Le plus dur à trouver, c’est le premier

Cette légende du vivier trop étroit agace aussi Nadine Pichelot. Depuis un an, l’argentière européenne de la start-up Anaplan, passée par Société Générale et Cisco, mais aussi Apple et Dell, recherche activement un mandat d’administratrice. Elle a obtenu son diplôme auprès de l’IFA, l’école des administrateurs. Plusieurs heures par semaine, elle travaille à identifier des sociétés susceptibles d’être intéressées par son profil, à s’enquérir de la date à laquelle seront renouvelés les mandats. Elle parcourt les déjeuners et les soirées du gratin des affaires. « Tout passe par le réseau, ça ne marche que comme ça », explique-t-elle. C’est un peu comme quand on sort de l’école et qu’on cherche un emploi, « le plus dur, c’est de trouver le premier ».

C’est ainsi que 30% des femmes nommées en 2016 sont des « cumulardes ». À des niveaux encore plus élevés que leurs collègues masculins.
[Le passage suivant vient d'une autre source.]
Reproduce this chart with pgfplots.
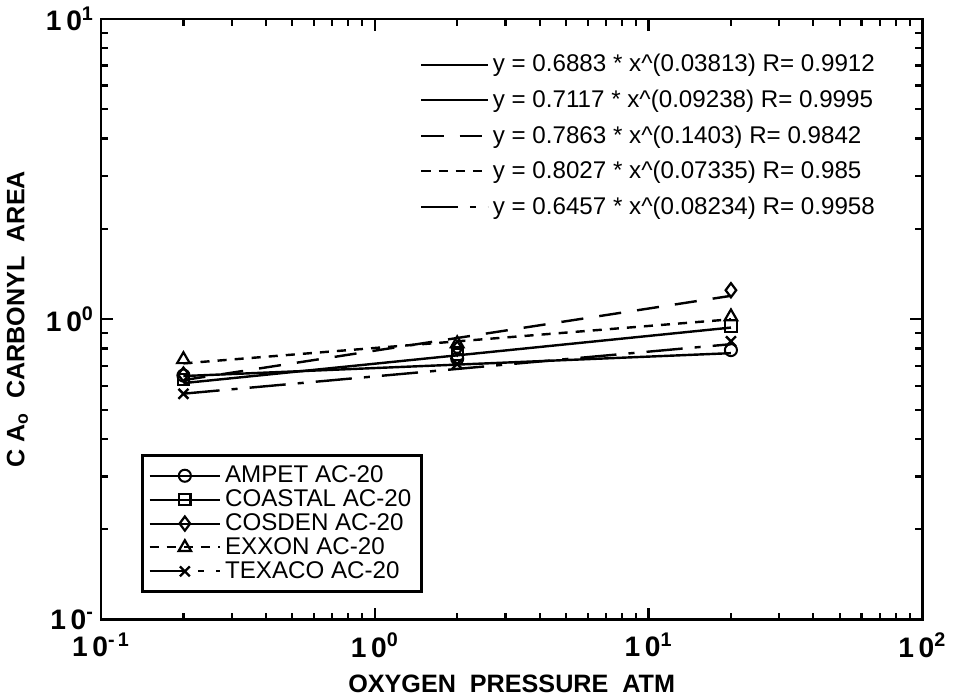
\documentclass[border=0pt]{standalone}
\usepackage{pgfplots}
\pgfplotsset{compat=1.18}
\usepackage{fontspec}
\setmainfont{Liberation Sans}
\tikzset{
  texacodash/.style={dash pattern=on 18pt off 6pt on 3pt off 6pt},
  cosdendash/.style={dash pattern=on 11pt off 8pt},
  exxondash/.style={dash pattern=on 4.5pt off 4pt},
}
\begin{document}
\begin{tikzpicture}
\begin{axis}[
  width=408pt,height=298.5pt,scale only axis,
  xmode=log,ymode=log,xmin=0.1,xmax=100,ymin=0.1,ymax=10,
  axis line style={line width=1.3pt},
  major tick length=6pt, minor tick length=3.5pt,
  every tick/.style={line width=1.1pt,black},
  xtick={0.1,1,10,100},
  xticklabels={1\,0\textsuperscript{-\,1},1\,0\textsuperscript{0},1\,0\textsuperscript{1},1\,0\textsuperscript{2}},
  ytick={0.1,1,10},
  yticklabels={1\,0\textsuperscript{-},1\,0\textsuperscript{0},1\,0\textsuperscript{1}},
  tick label style={font=\bfseries\fontsize{14}{16}\selectfont},
  xticklabel style={yshift=-3pt},
  xtick pos=both, ytick pos=both,
  xlabel={\bfseries OXYGEN\ \ PRESSURE\ \ ATM},
  ylabel={\bfseries C A\textsubscript{o}\ \ CARBONYL\ \ AREA},
  label style={font=\bfseries\fontsize{12.5}{14}\selectfont},
  xlabel style={yshift=-2pt},
  ylabel style={yshift=2pt},
  legend style={at={(0.049,0.045)},anchor=south west,draw=black,line width=1.3pt,
    font=\fontsize{12}{13}\selectfont, row sep=-2pt, inner sep=3pt},
  legend cell align=left,
  legend image code/.code={\draw[#1,sharp plot,line width=1pt,mark repeat=2,mark phase=2] plot coordinates {(0pt,0pt) (17.5pt,0pt) (35pt,0pt)};},
]
\addplot[only marks, mark=o, mark size=3pt, mark options={solid,fill=white,line width=1pt}] coordinates {(0.2,0.65) (2,0.74) (20,0.79)};
\addlegendentry{AMPET AC-20}
\addplot[only marks, mark=square, mark size=2.8pt, mark options={solid,fill=white,line width=1pt}] coordinates {(0.2,0.63) (2,0.765) (20,0.95)};
\addlegendentry{COASTAL AC-20}
\addplot[only marks, mark=diamond, mark size=3.5pt, mark options={solid,fill=white,line width=1.1pt}] coordinates {(0.2,0.655) (2,0.80) (20,1.25)};
\addlegendentry{COSDEN AC-20}
\addplot[only marks, exxondash, mark=triangle, mark size=3.6pt, mark options={solid,fill=white,line width=1.1pt}] coordinates {(0.2,0.735) (2,0.83) (20,1.02)};
\addlegendentry{EXXON AC-20}
\addplot[only marks, texacodash, mark=x, mark size=3.5pt, mark options={solid,line width=1.2pt}] coordinates {(0.2,0.565) (2,0.71) (20,0.845)};
\addlegendentry{TEXACO AC-20}
\end{axis}
\begin{axis}[
  width=408pt,height=298.5pt,scale only axis,
  xmode=log,ymode=log,xmin=0.1,xmax=100,ymin=0.1,ymax=10,
  hide axis,
  legend style={at={(0.955,0.955)},anchor=north east,draw=none,fill=none,
    font=\fontsize{12}{13.5}\selectfont, row sep=3.5pt},
  legend cell align=left,
  legend image code/.code={\draw[#1,line width=1pt] (0pt,0pt) -- (33pt,0pt);},
]
\addplot[line width=1.2pt, solid] coordinates {(0.2,0.6474) (20,0.7716)};
\addlegendentry{y = 0.6883 * x\textasciicircum(0.03813) R= 0.9912}
\addplot[line width=1.2pt, solid] coordinates {(0.2,0.6133) (20,0.9386)};
\addlegendentry{y = 0.7117 * x\textasciicircum(0.09238) R= 0.9995}
\addplot[line width=1.2pt, cosdendash] coordinates {(0.2,0.6274) (20,1.1971)};
\addlegendentry{y = 0.7863 * x\textasciicircum(0.1403) R= 0.9842}
\addplot[line width=1.2pt, exxondash] coordinates {(0.2,0.7134) (20,0.9999)};
\addlegendentry{y = 0.8027 * x\textasciicircum(0.07335) R= 0.985}
\addplot[line width=1.2pt, texacodash] coordinates {(0.2,0.5656) (20,0.8264)};
\addlegendentry{y = 0.6457 * x\textasciicircum(0.08234) R= 0.9958}
\end{axis}
\end{tikzpicture}
\end{document}
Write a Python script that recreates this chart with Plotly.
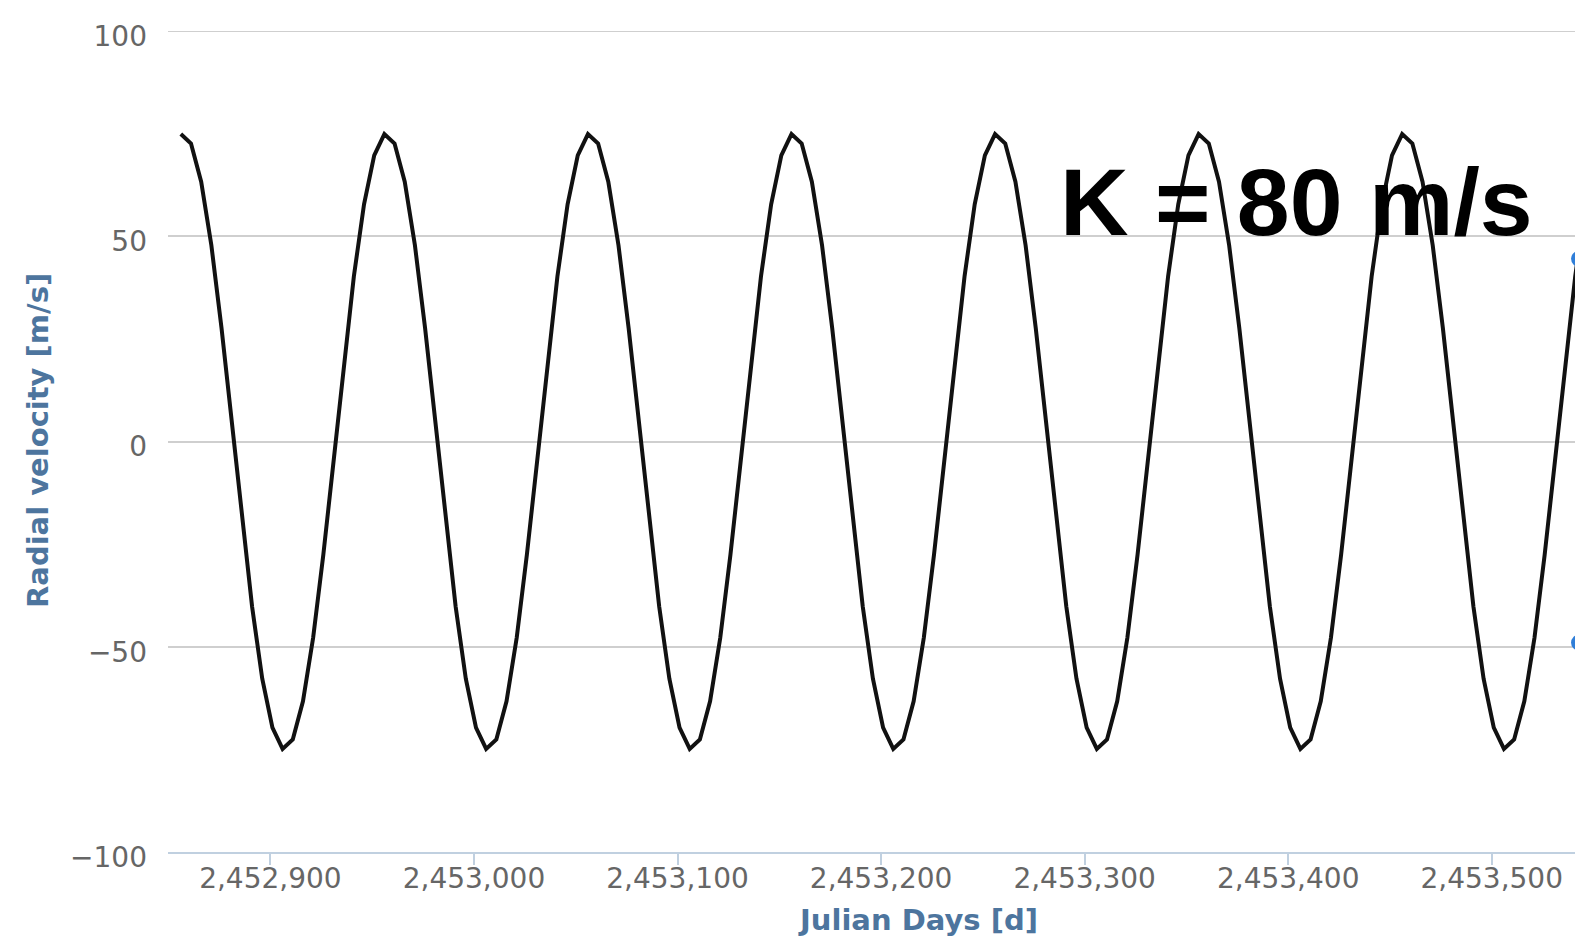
import plotly.graph_objects as go

# Sampled radial-velocity curve (Julian day, m/s)
julian_days = [
    2452856, 2452861, 2452866, 2452871, 2452876, 2452881, 2452886, 2452891, 2452896, 2452901,
    2452906, 2452911, 2452916, 2452921, 2452926, 2452931, 2452936, 2452941, 2452946, 2452951,
    2452956, 2452961, 2452966, 2452971, 2452976, 2452981, 2452986, 2452991, 2452996, 2453001,
    2453006, 2453011, 2453016, 2453021, 2453026, 2453031, 2453036, 2453041, 2453046, 2453051,
    2453056, 2453061, 2453066, 2453071, 2453076, 2453081, 2453086, 2453091, 2453096, 2453101,
    2453106, 2453111, 2453116, 2453121, 2453126, 2453131, 2453136, 2453141, 2453146, 2453151,
    2453156, 2453161, 2453166, 2453171, 2453176, 2453181, 2453186, 2453191, 2453196, 2453201,
    2453206, 2453211, 2453216, 2453221, 2453226, 2453231, 2453236, 2453241, 2453246, 2453251,
    2453256, 2453261, 2453266, 2453271, 2453276, 2453281, 2453286, 2453291, 2453296, 2453301,
    2453306, 2453311, 2453316, 2453321, 2453326, 2453331, 2453336, 2453341, 2453346, 2453351,
    2453356, 2453361, 2453366, 2453371, 2453376, 2453381, 2453386, 2453391, 2453396, 2453401,
    2453406, 2453411, 2453416, 2453421, 2453426, 2453431, 2453436, 2453441, 2453446, 2453451,
    2453456, 2453461, 2453466, 2453471, 2453476, 2453481, 2453486, 2453491, 2453496, 2453501,
    2453506, 2453511, 2453516, 2453521, 2453526, 2453531, 2453536, 2453541, 2453546,
]
radial_velocity = [
    74.9, 72.6, 63.3, 47.8, 27.6, 4.7, -18.7, -40.2, -57.8, -69.7,
    -74.9, -72.6, -63.3, -47.8, -27.6, -4.7, 18.7, 40.2, 57.8, 69.7,
    74.9, 72.6, 63.3, 47.8, 27.6, 4.7, -18.7, -40.2, -57.8, -69.7,
    -74.9, -72.6, -63.3, -47.8, -27.6, -4.7, 18.7, 40.2, 57.8, 69.7,
    74.9, 72.6, 63.3, 47.8, 27.6, 4.7, -18.7, -40.2, -57.8, -69.7,
    -74.9, -72.6, -63.3, -47.8, -27.6, -4.7, 18.7, 40.2, 57.8, 69.7,
    74.9, 72.6, 63.3, 47.8, 27.6, 4.7, -18.7, -40.2, -57.8, -69.7,
    -74.9, -72.6, -63.3, -47.8, -27.6, -4.7, 18.7, 40.2, 57.8, 69.7,
    74.9, 72.6, 63.3, 47.8, 27.6, 4.7, -18.7, -40.2, -57.8, -69.7,
    -74.9, -72.6, -63.3, -47.8, -27.6, -4.7, 18.7, 40.2, 57.8, 69.7,
    74.9, 72.6, 63.3, 47.8, 27.6, 4.7, -18.7, -40.2, -57.8, -69.7,
    -74.9, -72.6, -63.3, -47.8, -27.6, -4.7, 18.7, 40.2, 57.8, 69.7,
    74.9, 72.6, 63.3, 47.8, 27.6, 4.7, -18.7, -40.2, -57.8, -69.7,
    -74.9, -72.6, -63.3, -47.8, -27.6, -4.7, 18.7, 40.2, 57.8,
]

# Measured points sitting just past the right edge of the plot
edge_days = [2453542.9, 2453542.9]
edge_velocity = [44.5, -49.0]

x_ticks = [2452900, 2453000, 2453100, 2453200, 2453300, 2453400, 2453500]
y_ticks = [-100, -50, 0, 50, 100]

semi_amplitude_label = "K = 80 m/s"
x_title = "Julian Days [d]"
y_title = "Radial velocity [m/s]"

GRID_COLOR = "#cfcfcf"
TICK_FONT = dict(family="DejaVu Sans", size=28, color="#666666")
TITLE_FONT = dict(family="DejaVu Sans", size=29, color="#4d759e", weight="bold")

fig = go.Figure()

fig.add_trace(go.Scatter(
    x=julian_days, y=radial_velocity, mode="lines",
    line=dict(color="#111111", width=4),
    showlegend=False, hoverinfo="skip",
))
fig.add_trace(go.Scatter(
    x=edge_days, y=edge_velocity, mode="markers",
    marker=dict(color="#2f7ed8", size=16),
    cliponaxis=True, showlegend=False, hoverinfo="skip",
))

# grid line along the top edge of the plot (y = 100)
fig.add_shape(type="line", xref="paper", yref="y", x0=0, x1=1, y0=100, y1=100,
              line=dict(color=GRID_COLOR, width=2), layer="below")

fig.update_layout(
    width=1582, height=940,
    margin=dict(l=168, r=7, t=31, b=88),
    paper_bgcolor="white", plot_bgcolor="white",
    xaxis=dict(
        range=[2452849.7, 2453540.9],
        tickvals=x_ticks, tickformat=",d",
        ticks="outside", ticklen=11, tickwidth=2, tickcolor="#c0d0e0",
        ticklabelstandoff=-11,
        showline=True, linecolor="#c0d0e0", linewidth=2,
        showgrid=False, zeroline=False,
        tickfont=TICK_FONT,
    ),
    yaxis=dict(
        range=[-100, 100],
        tickvals=y_ticks,
        showgrid=True, gridcolor=GRID_COLOR, gridwidth=2,
        zeroline=False, showline=False, ticks="",
        ticklabelstandoff=20, ticklabelshift=5,
        tickfont=TICK_FONT,
    ),
    annotations=[
        dict(text=semi_amplitude_label, xref="paper", yref="paper",
             x=0.6325, y=0.7923, xanchor="left", yanchor="middle",
             showarrow=False,
             font=dict(family="Liberation Sans", size=95, color="black", weight="bold")),
        dict(text=x_title, xref="paper", yref="paper",
             x=0.533, y=-0.0828, xanchor="center", yanchor="middle",
             showarrow=False, font=TITLE_FONT),
        dict(text=y_title, xref="paper", yref="paper",
             x=-0.0924, y=0.5018, xanchor="center", yanchor="middle",
             textangle=-90, showarrow=False, font=TITLE_FONT),
    ],
)

fig.write_html("out.html")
Au classement Proxinvest des administrateurs qui ont touché le plus de jetons de présence en 2016, la première place est occupée par l’une d’elles. Patricia Barbizet, bras droit de François-Henri Pinault, siège au conseil de Kering évidemment, mais aussi à ceux de Fnac, Total et Peugeot. Clara Gaymard, ex-patronne de General Electric France, devrait faire une entrée fracassante dans ce top en 2017: elle vient d’être nommée chez LVMH, Danone et Bouygues, et conserve son mandat chez Veolia.

Paradoxalement, le succès de ces têtes d’affiche n’enchante pas forcément leurs autres femmes susceptibles de les rejoindre au saint des saints. Une candidate affirme ainsi que « les cumulardes se comportent comme des mecs, elles font des beaux discours, mais ne mettent pas en relation les femmes autour d’elles avec des entreprises ». Partricia Barbizet et Clara Gaymard, en ce qui les concernent, devront désormais en laisser un peu à leurs consoeurs: la loi interdit de cumuler plus de cinq mandats d’administrateur.